Ramazan ayının bu şekilse sessiz geçmesine üzüldüklerini belirten Deniz, “Yüreğimiz gerçekten de çok buruk. Söyleyecek söz dahi bulamıyorum. Aslında nefsimizi hesaba çekeceğimiz bir dönem yaşıyoruz. Hüzün dolu Ramazan ayı derken, bu hüzünlü Ramazan ayının maneviyat ikliminin yüksek mertebesine ve derecesine çıkartabileceğimiz bir dönem ve bir Ramazan yaşıyoruz. Bahanelerimizin çok olacağı bir Ramazan ayı yaşıyoruz. Ama kendi nefsimizi sağlama aldığımızda ve Allah'a tevekkül ettiğimizde yine tefekkür edebileceğimiz bir Ramazan ayındayız. Evet, çok buruk bir Ramazan ayı içerisine girdik. Daha önce de buruk Ramazanlar yaşadık ama camilerin kapanmasıyla cemaatle namaz kılınmasına bir süre ara verilmesiyle Ramazan ayı daha da buruklaştı.” dedi.
“Allah ile olan iletişimimiz ve muhabbetimiz her daim bakidir”
Deniz, 16 Marttan bu yana da cuma namazı başta olmak üzere camilerde cemaatle namaz kılınmasına ara verildiğini anımsatarak şunları söyledi: “Bu durumu güzel bir fırsata çevirebiliriz. Güzel bir değerlendirme yaparak ve tefekkür ederek nefsimizi hesaba çekebiliriz. Daha güzel Ramazan aylarına kavuşmak ve daha güzel bir yaşam kavuşabilmek, Allah ile olan iletişimimiz ve muhabbetimiz her daim bakidir. Muhabbetimizi daha da genişletmek ve güzelleştirmek açısından nefsimizi hesaba çekip bu salgından inşallah daha güzel bir şekilde kurtulabiliriz.”
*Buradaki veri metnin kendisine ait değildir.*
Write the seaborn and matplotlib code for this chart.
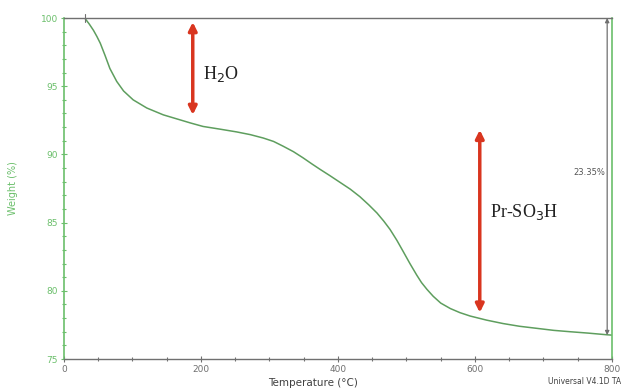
import matplotlib
matplotlib.use("Agg")
import matplotlib.pyplot as plt
import numpy as np
import pandas as pd
import seaborn as sns
from matplotlib.ticker import MultipleLocator

# TGA curve
temperature = [31, 37, 43, 48, 53, 60, 67, 77, 87, 101, 121, 145, 165, 185,
               203, 228, 252, 272, 291, 306, 320, 335, 349, 362, 374, 388,
               403, 418, 432, 445, 457, 467, 476, 486, 495, 505, 515, 522,
               530, 539, 550, 564, 578, 593, 617, 641, 665, 690, 715, 739,
               765, 792, 800]
weight = [99.95, 99.55, 99.1, 98.65, 98.15, 97.25, 96.3, 95.35, 94.65, 94.0,
          93.4, 92.9, 92.6, 92.3, 92.05, 91.85, 91.65, 91.45, 91.2, 90.95,
          90.6, 90.2, 89.75, 89.3, 88.9, 88.45, 87.95, 87.45, 86.9, 86.3,
          85.7, 85.1, 84.5, 83.7, 82.9, 82.0, 81.15, 80.6, 80.1, 79.6, 79.1,
          78.7, 78.4, 78.15, 77.85, 77.6, 77.4, 77.25, 77.1, 77.0, 76.9,
          76.78, 76.75]

loss_label = "23.35%"
h2o_arrow = (188, 99.7, 92.9)
prso3h_arrow = (607, 91.8, 78.4)

GREEN = "#5e9e5e"
AXIS_GREEN = "#6bbf6b"
GRAY = "#707070"
RED = "#d9351f"

sns.set_style("white")

df = pd.DataFrame({"Temperature": temperature, "Weight": weight})

fig = plt.figure(figsize=(6.23, 3.89), dpi=100)
ax = fig.add_axes([0.1027, 0.0771, 0.8796, 0.8766])

sns.lineplot(data=df, x="Temperature", y="Weight", color=GREEN, lw=1.1, ax=ax)

ax.set_xlim(0, 800)
ax.set_ylim(75, 100)
ax.xaxis.set_major_locator(MultipleLocator(200))
ax.xaxis.set_minor_locator(MultipleLocator(50))
ax.yaxis.set_major_locator(MultipleLocator(5))
ax.yaxis.set_minor_locator(MultipleLocator(1))

ax.tick_params(axis="x", which="both", direction="inout", length=3, width=0.8,
               colors=GRAY, labelsize=6.5, pad=2, bottom=True)
ax.tick_params(axis="y", which="both", direction="inout", length=3, width=0.8,
               colors=AXIS_GREEN, labelsize=6.5, pad=2, left=True)
ax.tick_params(axis="y", which="major", length=5)
ax.tick_params(axis="x", which="major", length=4)

for side in ["left", "right"]:
    ax.spines[side].set_color(AXIS_GREEN)
    ax.spines[side].set_linewidth(1.2)
for side in ["top", "bottom"]:
    ax.spines[side].set_color(GRAY)
    ax.spines[side].set_linewidth(1.0)

ax.set_xlabel("Temperature (°C)", fontsize=7.5, color="#404040", labelpad=2)
ax.set_ylabel("Weight (%)", fontsize=7, color=AXIS_GREEN, labelpad=16)

# red annotation arrows
for x, y0, y1 in [h2o_arrow, prso3h_arrow]:
    ax.annotate("", xy=(x, y1), xytext=(x, y0),
                arrowprops=dict(arrowstyle="<|-|>", color=RED, lw=2.5,
                                mutation_scale=12, shrinkA=0, shrinkB=0))

ax.text(203, 95.9, "H$_2$O", fontsize=13, family="Liberation Serif",
        color="#222222", va="center")
ax.text(622, 85.8, "Pr-SO$_3$H", fontsize=13, family="Liberation Serif",
        color="#222222", va="center")

# step analysis marker
ax.annotate("", xy=(793, weight[-1]), xytext=(793, 100),
            arrowprops=dict(arrowstyle="<|-|>", color=GRAY, lw=0.9,
                            mutation_scale=6, shrinkA=0, shrinkB=0))
ax.text(790, 88.7, loss_label, fontsize=6, color="#555555", ha="right", va="center")
ax.plot([31, 31], [99.7, 100.3], color=GRAY, lw=0.8, clip_on=False)

fig.text(0.997, 0.008, "Universal V4.1D TA", fontsize=5.5, color="#404040",
         ha="right", va="bottom")
ax.xaxis.set_label_coords(0.455, -0.055)

fig.savefig("out.png", dpi=100)
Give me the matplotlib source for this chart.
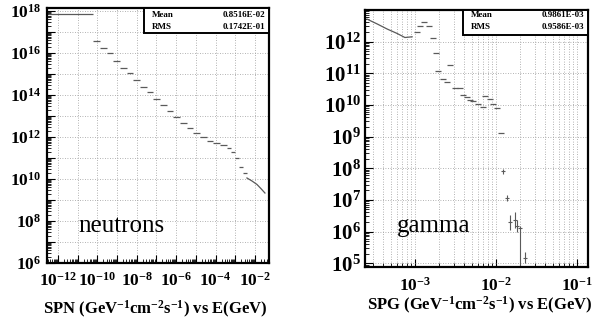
import numpy as np
import matplotlib
matplotlib.use("Agg")
import matplotlib.pyplot as plt
from matplotlib.ticker import LogLocator, FuncFormatter, NullFormatter
from matplotlib.patches import Rectangle

plt.rcParams['font.family'] = 'Liberation Serif'
plt.rcParams['mathtext.fontset'] = 'custom'
plt.rcParams['mathtext.rm'] = 'Liberation Serif:bold'
plt.rcParams['mathtext.bf'] = 'Liberation Serif:bold'
plt.rcParams['mathtext.it'] = 'Liberation Serif:italic:bold'
plt.rcParams['mathtext.default'] = 'bf'

# neutron spectrum: bin edges (GeV) and contents
neut_edges = [3.1e-13, 6.0e-11, 1.35e-10, 3.1e-10, 6.2e-10, 1.4e-9, 3.2e-9, 6.5e-9,
              1.45e-8, 3.3e-8, 6.6e-8, 1.5e-7, 3.4e-7, 6.9e-7, 1.55e-6, 3.5e-6,
              7.1e-6, 1.6e-5, 3.6e-5, 7.4e-5, 1.65e-4, 3.8e-4, 6.0e-4, 9.5e-4,
              1.55e-3, 2.45e-3, 3.9e-3]
neut_flux = [7.2e17, 3.9e16, 1.8e16, 9.8e15, 4.2e15, 2.0e15, 1.07e15, 5.1e14,
             2.5e14, 1.35e14, 6.3e13, 3.3e13, 1.74e13, 9.3e12, 4.5e12, 2.75e12,
             1.5e12, 1.02e12, 6.6e11, 5.4e11, 4.0e11, 2.9e11, 2.0e11, 9.8e10,
             3.9e10, 1.86e10]
neut_tail_e = [3.9e-3, 7.1e-3, 1.26e-2, 2.0e-2, 3.2e-2]
neut_tail_f = [1.12e10, 8.0e9, 5.5e9, 3.5e9, 2.15e9]

# gamma spectrum
gam_line_e = [2.55e-4, 3.4e-4, 4.5e-4, 6.0e-4, 7.5e-4, 9.2e-4]
gam_line_f = [5.1e12, 3.6e12, 2.5e12, 1.8e12, 1.34e12, 1.41e12]
gam_pts_e = [1.06e-3, 1.15e-3, 1.29e-3, 1.49e-3, 1.67e-3, 1.82e-3, 1.92e-3,
             2.22e-3, 2.48e-3, 2.7e-3, 3.1e-3, 3.6e-3, 3.9e-3, 4.4e-3, 4.8e-3,
             5.2e-3, 6.0e-3, 6.9e-3, 7.3e-3, 8.4e-3, 9.2e-3, 1.03e-2, 1.15e-2]
gam_pts_f = [2.07e12, 3.0e12, 4.0e12, 3.1e12, 1.31e12, 4.2e11, 1.15e11,
             6.8e10, 5.2e10, 1.87e11, 3.4e10, 3.3e10, 2.1e10, 1.8e10, 1.46e10,
             1.29e10, 1.09e10, 8.7e9, 1.94e10, 1.54e10, 1.09e10, 8.2e9, 1.32e9]
gam_err_e = [1.22e-2, 1.37e-2, 1.49e-2, 1.72e-2, 1.82e-2, 1.98e-2, 2.28e-2]
gam_err_f = [8.0e7, 1.15e7, 2.0e6, 2.3e6, 1.5e6, 1.3e6, 1.45e5]
gam_err_lo = [6.5e7, 9.5e6, 1.12e6, 1.3e6, 9.8e5, 1e3, 1.0e5]
gam_err_hi = [9.5e7, 1.4e7, 3.4e6, 4.2e6, 2.3e6, 1.5e6, 2.3e5]

W, H = 599, 324
fig = plt.figure(figsize=(W / 100, H / 100), dpi=100)
fig.patch.set_facecolor('white')

data_col = '#5a5a5a'
grid_kw = dict(color='#9a9a9a', linestyle=(0, (1, 2)), linewidth=0.6)


def px_axes(x0, y0, x1, y1):
    return fig.add_axes([x0 / W, 1 - y1 / H, (x1 - x0) / W, (y1 - y0) / H])


def even_fmt(v, pos):
    n = int(round(np.log10(v)))
    return r'$10^{%d}$' % n if n % 2 == 0 else ''


def all_fmt(v, pos):
    return r'$10^{%d}$' % int(round(np.log10(v)))


def style(ax):
    for s in ax.spines.values():
        s.set_linewidth(1.6)
    ax.tick_params(which='both', direction='in', top=False, right=False)
    ax.tick_params(which='major', length=6, width=0.8)
    ax.tick_params(which='minor', length=3, width=0.6)


def stats_box(ax, x0, y0, mean, rms, ym, yr):
    ax.add_patch(Rectangle((x0, y0), 1 - x0, 1 - y0, transform=ax.transAxes,
                           facecolor='white', edgecolor='black', lw=1.4,
                           zorder=5, clip_on=False))
    for y, name, val in [(ym, 'Mean', mean), (yr, 'RMS', rms)]:
        ax.text(x0 + 0.035, y, name, transform=ax.transAxes, fontsize=6.5,
                fontweight='bold', va='center', ha='left', zorder=6)
        ax.text(0.982, y, val, transform=ax.transAxes, fontsize=6.5,
                fontweight='bold', va='center', ha='right', zorder=6)


# ---- neutrons
ax1 = px_axes(47, 8, 269, 263)
ax1.set_xscale('log')
ax1.set_yscale('log')
ax1.set_xlim(2.77e-13, 5.14e-2)
ax1.set_ylim(1e6, 1.39e18)
ax1.hlines(neut_flux, neut_edges[:-1], neut_edges[1:], color=data_col, lw=0.9)
ax1.plot(neut_tail_e, neut_tail_f, color=data_col, lw=0.9)
ax1.xaxis.set_major_locator(LogLocator(base=10, numticks=30))
ax1.yaxis.set_major_locator(LogLocator(base=10, numticks=30))
ax1.xaxis.set_minor_locator(LogLocator(base=10, subs=np.arange(2, 10), numticks=30))
ax1.yaxis.set_minor_locator(LogLocator(base=10, subs=np.arange(2, 10), numticks=30))
ax1.xaxis.set_major_formatter(FuncFormatter(even_fmt))
ax1.yaxis.set_major_formatter(FuncFormatter(even_fmt))
ax1.xaxis.set_minor_formatter(NullFormatter())
ax1.yaxis.set_minor_formatter(NullFormatter())
ax1.tick_params(axis='x', labelsize=12.5, pad=6)
ax1.tick_params(axis='y', labelsize=12.5, pad=4)
ax1.grid(True, which='major', **grid_kw)
style(ax1)
stats_box(ax1, 0.437, 0.902, '0.8516E-02', '0.1742E-01', 0.973, 0.925)

# ---- gamma
ax2 = px_axes(365, 10, 588, 267)
ax2.set_xscale('log')
ax2.set_yscale('log')
ax2.set_xlim(2.41e-4, 0.137)
ax2.set_ylim(7.6e4, 9.9e12)
ax2.plot(gam_line_e, gam_line_f, color=data_col, lw=0.9)
ax2.plot(gam_pts_e, gam_pts_f, ls='none', marker='_', ms=4, mew=0.9, color=data_col)
yerr = [np.array(gam_err_f) - np.array(gam_err_lo), np.array(gam_err_hi) - np.array(gam_err_f)]
ax2.errorbar(gam_err_e, gam_err_f, yerr=yerr, fmt='_', ms=3, mew=0.8,
             color=data_col, elinewidth=0.8, capsize=0)
ax2.xaxis.set_major_locator(LogLocator(base=10, numticks=30))
ax2.yaxis.set_major_locator(LogLocator(base=10, numticks=30))
ax2.xaxis.set_minor_locator(LogLocator(base=10, subs=np.arange(2, 10), numticks=30))
ax2.yaxis.set_minor_locator(LogLocator(base=10, subs=np.arange(2, 10), numticks=30))
ax2.xaxis.set_major_formatter(FuncFormatter(all_fmt))
ax2.yaxis.set_major_formatter(FuncFormatter(all_fmt))
ax2.xaxis.set_minor_formatter(NullFormatter())
ax2.yaxis.set_minor_formatter(NullFormatter())
ax2.tick_params(axis='x', labelsize=12.5, pad=7)
ax2.tick_params(axis='y', labelsize=15, pad=3)
ax2.grid(True, which='major', **grid_kw)
ax2.grid(True, which='minor', axis='x', **grid_kw)
style(ax2)
stats_box(ax2, 0.44, 0.903, '0.9861E-03', '0.9586E-03', 0.98, 0.932)

# labels
fig.text(78 / W, 1 - 232 / H, 'neutrons', fontsize=18, va='baseline', ha='left')
fig.text(397 / W, 1 - 232 / H, 'gamma', fontsize=18, va='baseline', ha='left')
fig.text(155 / W, 1 - 309 / H, r'SPN (GeV$^{-1}$cm$^{-2}$s$^{-1}$) vs E(GeV)',
         fontsize=12, fontweight='bold', ha='center', va='center')
fig.text(480 / W, 1 - 305 / H, r'SPG (GeV$^{-1}$cm$^{-2}$s$^{-1}$) vs E(GeV)',
         fontsize=12, fontweight='bold', ha='center', va='center')

fig.savefig('out.png', dpi=100, facecolor='white')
“Camilerimizi güzelleştiren cemaattir”
Camilerin cemaatiyle güzel olduğunu vurgulayan Deniz, “Camilerimizi güzelleştiren aslında cemaattir. Camiler her ne kadar süslü de yapsak cemaat olmadığı müddetçe camilerimiz sessizdir. Bu Ramazan ayında mukabelemizi, teravih namazımızı tek başımıza camide hüzünlü ve buruk bir şekilde kılıyoruz. Normal şartlarda her Ramazan ayında olan coşku, çocuk sesleri, kadınların camilere gelmesi ve genci, yaşlısı, kadını, erkeği ile aynı ortamda aynı safta kardeşçe namaza durmamız, Allah'a yönelmemiz çok daha güzeldir. Hüzünlüyüz ve cami cemaatimizi özledik. İnşallah Rabbim bizleri o coşkulu Ramazan aylarına tekrar kavuşturur.” temennisinde bulundu.